- **The task**: Return the lines below exactly, from the first line to the line that contains "XMAX = 21.6". Leave out pictures.

-- START Information shown --

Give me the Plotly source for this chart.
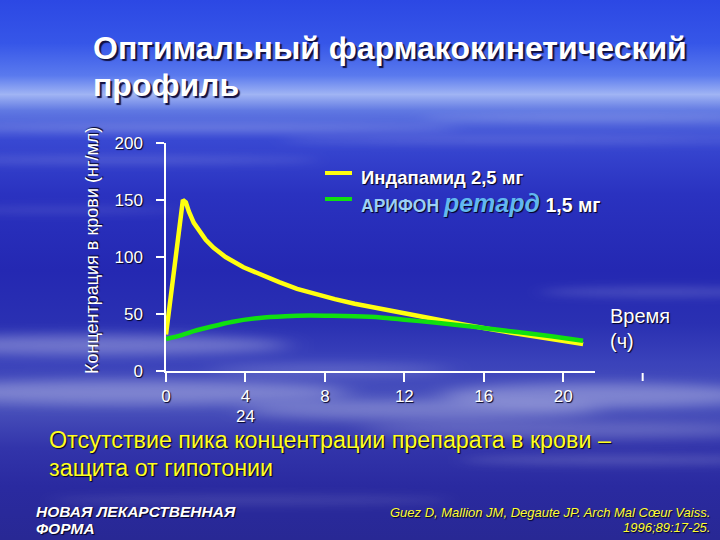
import base64
import plotly.graph_objects as go

# ---- data ----
time_yellow = [0, 0.85, 1.0, 1.15, 1.4, 1.7, 2.0, 2.4, 3.0, 3.9, 4.8, 5.7, 6.6, 7.6, 8.5,
               9.5, 10.7, 12.0, 13.4, 14.9, 16.9, 19.0, 21.0]
conc_indapamide = [32, 150, 148, 140, 130, 122, 115, 108, 100, 91, 84, 78, 72, 67, 63,
                   59, 55, 50, 45, 41, 35, 29, 23.6]
time_green = [0, 0.7, 1.4, 2.3, 3.3, 4.7, 6.0, 7.2, 8.4, 9.5, 10.8, 12.0, 13.5, 14.9,
              16.3, 17.8, 19.4, 21.0]
conc_arifon = [28, 31, 35, 39, 43, 46.5, 48, 48.6, 48.4, 48, 47, 45, 42.5, 40,
               37, 34, 30.5, 26.5]
x_ticks = [0, 4, 8, 12, 16, 20]
y_ticks = [0, 50, 100, 150, 200]

# ---- geometry helpers (pixel -> paper) ----
L, R, T, B = 166, 595, 143, 371
W, H = 720, 540
def fx(px):
    return (px - L) / (R - L)
def fy(py):
    return (B - py) / (B - T)

XMAX = 21.6

# ---- background (sky) ----
svg = f'''<svg xmlns="http://www.w3.org/2000/svg" width="{W}" height="{H}" viewBox="0 0 {W} {H}">
<defs>
<linearGradient id="g" x1="0" y1="0" x2="0" y2="1">
<stop offset="0" stop-color="#2c48e4"/>
<stop offset="0.08" stop-color="#3656e8"/>
<stop offset="0.14" stop-color="#5a7aee"/>
<stop offset="0.175" stop-color="#a0b4f4"/>
<stop offset="0.205" stop-color="#6078e2"/>
<stop offset="0.26" stop-color="#3848d2"/>
<stop offset="0.36" stop-color="#2a32c0"/>
<stop offset="0.5" stop-color="#2428b2"/>
<stop offset="0.6" stop-color="#2a30b2"/>
<stop offset="0.67" stop-color="#3a42ba"/>
<stop offset="0.75" stop-color="#4a52bc"/>
<stop offset="0.83" stop-color="#3234aa"/>
<stop offset="0.9" stop-color="#2a2aa0"/>
<stop offset="1" stop-color="#282894"/>
</linearGradient>
<filter id="b" x="-20%" y="-200%" width="140%" height="500%"><feGaussianBlur stdDeviation="9 4"/></filter>
<filter id="b2" x="-20%" y="-200%" width="140%" height="500%"><feGaussianBlur stdDeviation="14 6"/></filter>
</defs>
<rect width="{W}" height="{H}" fill="url(#g)"/>
<g fill="#ffffff" filter="url(#b)">
<ellipse cx="200" cy="128" rx="260" ry="3" opacity="0.25"/>
<ellipse cx="520" cy="140" rx="240" ry="3" opacity="0.2"/>
<ellipse cx="120" cy="160" rx="200" ry="3" opacity="0.18"/>
<ellipse cx="600" cy="118" rx="180" ry="3" opacity="0.22"/>
<ellipse cx="60" cy="210" rx="120" ry="3" opacity="0.12"/>
<ellipse cx="660" cy="292" rx="120" ry="5" opacity="0.15"/>
<ellipse cx="620" cy="460" rx="160" ry="5" opacity="0.15"/>
<ellipse cx="250" cy="500" rx="200" ry="5" opacity="0.1"/>
</g>
<g fill="#ffffff" filter="url(#b2)">
<ellipse cx="90" cy="345" rx="200" ry="10" opacity="0.3"/>
<ellipse cx="130" cy="392" rx="220" ry="12" opacity="0.3"/>
<ellipse cx="420" cy="410" rx="180" ry="10" opacity="0.25"/>
<ellipse cx="600" cy="395" rx="160" ry="12" opacity="0.3"/>
<ellipse cx="560" cy="430" rx="200" ry="8" opacity="0.2"/>
<ellipse cx="330" cy="370" rx="120" ry="6" opacity="0.18"/>
</g>
</svg>'''
bg_src = "data:image/svg+xml;base64," + base64.b64encode(svg.encode("utf-8")).decode("ascii")

FONT = "Liberation Sans, Arial, sans-serif"

fig = go.Figure()
fig.add_trace(go.Scatter(x=time_yellow, y=conc_indapamide, mode="lines",
                         line=dict(color="#ffff10", width=4.5),
                         name="Индапамид 2,5 мг", showlegend=False,
                         cliponaxis=False))
fig.add_trace(go.Scatter(x=time_green, y=conc_arifon, mode="lines",
                         line=dict(color="#10e010", width=4.5, shape="spline", smoothing=0.6),
                         name="АРИФОН ретард 1,5 мг", showlegend=False,
                         cliponaxis=False))

shadow = "1px 1px 1px #000020"
annotations = [
    # title
    dict(text="<b>Оптимальный фармакокинетический</b>", x=fx(91), y=fy(48),
         font=dict(size=32, color="white", shadow="2px 2px 1px #101040")),
    dict(text="<b>профиль</b>", x=fx(91), y=fy(85),
         font=dict(size=32, color="white", shadow="2px 2px 1px #101040")),
    # y axis title
    dict(text="Концентрация в крови (нг/мл)", x=fx(92), y=fy(251), textangle=-90,
         xanchor="center", font=dict(size=18, color="white", shadow=shadow)),
    # x axis label
    dict(text="Время", x=fx(608), y=fy(316), font=dict(size=20, color="white", shadow=shadow)),
    dict(text="(ч)", x=fx(608), y=fy(341), font=dict(size=20, color="white", shadow=shadow)),
    # extra label
    dict(text="24", x=4, xref="x", y=fy(416), xanchor="center",
         font=dict(size=17, color="white", shadow=shadow)),
    # legend text
    dict(text="<b>Индапамид 2,5 мг</b>", x=fx(359), y=fy(177),
         font=dict(size=18.5, color="white", shadow=shadow)),
    dict(text="<b><span style='color:#9cd0f6;font-size:17.5px'>АРИФОН </span>"
              "<i><span style='color:#62b8f0;font-size:25px'>ретард</span></i> 1,5 мг</b>",
         x=fx(359), y=fy(203), font=dict(size=19.5, color="white", shadow=shadow)),
    # conclusion
    dict(text="Отсутствие пика концентрации препарата в крови –", x=fx(47), y=fy(440),
         font=dict(size=23.3, color="#ffff20", shadow="1px 1px 1px #000020")),
    dict(text="защита от гипотонии", x=fx(47), y=fy(468),
         font=dict(size=23.3, color="#ffff20", shadow="1px 1px 1px #000020")),
    # footer
    dict(text="<b><i>НОВАЯ ЛЕКАРСТВЕННАЯ</i></b>", x=fx(34), y=fy(511),
         font=dict(size=15.5, color="white", shadow=shadow)),
    dict(text="<b><i>ФОРМА</i></b>", x=fx(34), y=fy(528),
         font=dict(size=15.5, color="white", shadow=shadow)),
    dict(text="<i>Guez D, Mallion JM, Degaute JP. Arch Mal Cœur Vaiss.</i>", x=fx(712), y=fy(512),
         xanchor="right", font=dict(size=13, color="#ffff30", shadow=shadow)),
    dict(text="<i>1996;89:17-25.</i>", x=fx(712), y=fy(527),
         xanchor="right", font=dict(size=13, color="#ffff30", shadow=shadow)),
]
for a in annotations:
    a.setdefault("xref", "paper")
    a["yref"] = "paper"
    a.setdefault("xanchor", "left")
    a["yanchor"] = "middle"
    a["showarrow"] = False
    a["align"] = "left"

shapes = [
    # legend symbols
    dict(type="line", xref="paper", yref="paper", x0=fx(325), x1=fx(352), y0=fy(173), y1=fy(173),
         line=dict(color="#ffff10", width=4)),
    dict(type="line", xref="paper", yref="paper", x0=fx(325), x1=fx(352), y0=fy(199), y1=fy(199),
         line=dict(color="#10e010", width=4)),
    # extra tick (24 h) beyond the axis line
    dict(type="line", xref="paper", yref="paper", x0=24 / XMAX, x1=24 / XMAX,
         y0=fy(373), y1=fy(381), line=dict(color="white", width=2)),
]

fig.update_layout(
    width=W, height=H,
    margin=dict(l=L, r=W - R, t=T, b=H - B, pad=0),
    paper_bgcolor="#2a2ab0",
    plot_bgcolor="rgba(0,0,0,0)",
    font=dict(family=FONT, color="white"),
    images=[dict(source=bg_src, xref="paper", yref="paper", x=fx(0), y=fy(0),
                 sizex=W / (R - L), sizey=H / (B - T), sizing="stretch",
                 xanchor="left", yanchor="top", layer="below")],
    annotations=annotations,
    shapes=shapes,
    xaxis=dict(range=[0, XMAX], tickvals=x_ticks, ticks="outside", ticklen=9, tickwidth=2,
               tickcolor="white", showline=True, linecolor="white", linewidth=1.5,
               showgrid=False, zeroline=False,
               tickfont=dict(size=17, color="white", family=FONT, shadow=shadow)),
    yaxis=dict(range=[0, 200], tickvals=y_ticks, ticks="outside", ticklen=8, tickwidth=1.5,
               tickcolor="white", showline=True, linecolor="white", linewidth=1.5,
               showgrid=False, zeroline=False, ticklabelstandoff=10,
               tickfont=dict(size=17, color="white", family=FONT, shadow=shadow)),
)

fig.write_html("out.html", config={"displayModeBar": False},
               post_script="document.body.style.margin='0';document.body.style.overflow='hidden';")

-- END Information shown --

- **Task output**:
Give me the Plotly source for this chart.
import base64
import plotly.graph_objects as go

# ---- data ----
time_yellow = [0, 0.85, 1.0, 1.15, 1.4, 1.7, 2.0, 2.4, 3.0, 3.9, 4.8, 5.7, 6.6, 7.6, 8.5,
               9.5, 10.7, 12.0, 13.4, 14.9, 16.9, 19.0, 21.0]
conc_indapamide = [32, 150, 148, 140, 130, 122, 115, 108, 100, 91, 84, 78, 72, 67, 63,
                   59, 55, 50, 45, 41, 35, 29, 23.6]
time_green = [0, 0.7, 1.4, 2.3, 3.3, 4.7, 6.0, 7.2, 8.4, 9.5, 10.8, 12.0, 13.5, 14.9,
              16.3, 17.8, 19.4, 21.0]
conc_arifon = [28, 31, 35, 39, 43, 46.5, 48, 48.6, 48.4, 48, 47, 45, 42.5, 40,
               37, 34, 30.5, 26.5]
x_ticks = [0, 4, 8, 12, 16, 20]
y_ticks = [0, 50, 100, 150, 200]

# ---- geometry helpers (pixel -> paper) ----
L, R, T, B = 166, 595, 143, 371
W, H = 720, 540
def fx(px):
    return (px - L) / (R - L)
def fy(py):
    return (B - py) / (B - T)

XMAX = 21.6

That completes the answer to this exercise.